• [Work to complete] Below is a listing. Quote from it, exactly, the lines from the one containing "Recreate this image as a Python" down to the one containing "import plotly.graph_objects as go", both ends included, and nothing else.
** BEGIN Records **
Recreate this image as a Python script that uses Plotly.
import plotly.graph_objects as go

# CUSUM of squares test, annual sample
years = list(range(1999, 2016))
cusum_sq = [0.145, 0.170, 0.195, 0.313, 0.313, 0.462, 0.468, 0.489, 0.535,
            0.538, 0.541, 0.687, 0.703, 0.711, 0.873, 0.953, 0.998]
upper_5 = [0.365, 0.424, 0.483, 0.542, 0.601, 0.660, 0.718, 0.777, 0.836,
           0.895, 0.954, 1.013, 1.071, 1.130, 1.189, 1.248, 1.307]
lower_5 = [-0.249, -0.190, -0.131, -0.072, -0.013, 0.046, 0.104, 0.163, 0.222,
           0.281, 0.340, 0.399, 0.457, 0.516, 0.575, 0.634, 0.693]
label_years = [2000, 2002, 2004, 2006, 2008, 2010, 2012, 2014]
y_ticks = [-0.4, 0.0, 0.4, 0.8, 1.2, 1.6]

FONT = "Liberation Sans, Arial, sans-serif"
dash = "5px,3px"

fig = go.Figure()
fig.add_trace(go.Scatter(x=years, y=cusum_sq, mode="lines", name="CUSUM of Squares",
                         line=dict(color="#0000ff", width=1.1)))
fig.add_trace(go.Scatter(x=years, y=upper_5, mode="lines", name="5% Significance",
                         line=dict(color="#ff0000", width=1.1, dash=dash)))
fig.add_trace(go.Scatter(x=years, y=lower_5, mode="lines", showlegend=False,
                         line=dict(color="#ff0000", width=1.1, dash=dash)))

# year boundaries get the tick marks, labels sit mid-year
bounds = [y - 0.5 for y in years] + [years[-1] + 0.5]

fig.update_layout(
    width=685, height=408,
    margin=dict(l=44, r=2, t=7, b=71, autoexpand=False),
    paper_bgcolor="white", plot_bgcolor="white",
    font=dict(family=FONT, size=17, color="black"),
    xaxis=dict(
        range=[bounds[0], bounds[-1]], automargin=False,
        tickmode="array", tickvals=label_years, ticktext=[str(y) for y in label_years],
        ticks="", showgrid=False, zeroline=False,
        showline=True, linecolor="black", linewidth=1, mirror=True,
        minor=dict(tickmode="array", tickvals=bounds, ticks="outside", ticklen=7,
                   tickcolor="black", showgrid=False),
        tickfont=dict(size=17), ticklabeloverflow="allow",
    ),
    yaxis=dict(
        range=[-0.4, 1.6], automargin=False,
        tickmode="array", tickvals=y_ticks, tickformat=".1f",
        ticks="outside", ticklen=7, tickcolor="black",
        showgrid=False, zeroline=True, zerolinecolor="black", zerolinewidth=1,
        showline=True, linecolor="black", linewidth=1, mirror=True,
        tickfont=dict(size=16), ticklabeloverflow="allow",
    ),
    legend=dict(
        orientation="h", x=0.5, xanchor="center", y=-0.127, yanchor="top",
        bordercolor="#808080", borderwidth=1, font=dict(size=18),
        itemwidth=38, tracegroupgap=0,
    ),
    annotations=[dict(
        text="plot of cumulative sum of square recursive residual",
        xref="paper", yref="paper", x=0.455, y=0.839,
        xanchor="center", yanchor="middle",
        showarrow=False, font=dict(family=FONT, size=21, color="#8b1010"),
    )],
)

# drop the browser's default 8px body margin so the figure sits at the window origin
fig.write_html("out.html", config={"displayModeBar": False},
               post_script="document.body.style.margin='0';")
** END Records **
** BEGIN Records **
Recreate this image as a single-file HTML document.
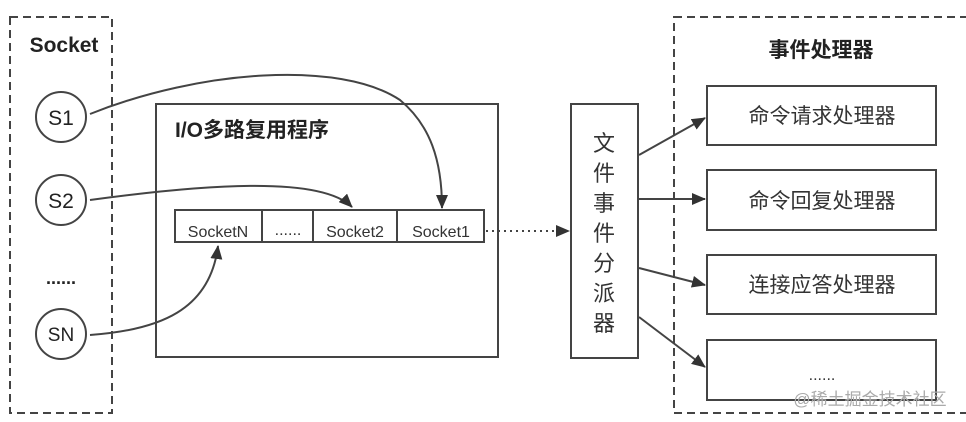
** END Records **
** BEGIN Records **
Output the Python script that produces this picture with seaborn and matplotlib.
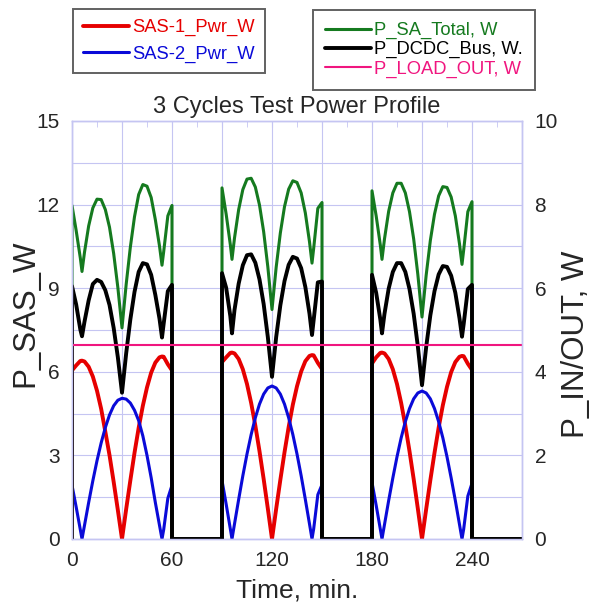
** END Records **
• [Solution to the exercise]
Recreate this image as a Python script that uses Plotly.
import plotly.graph_objects as go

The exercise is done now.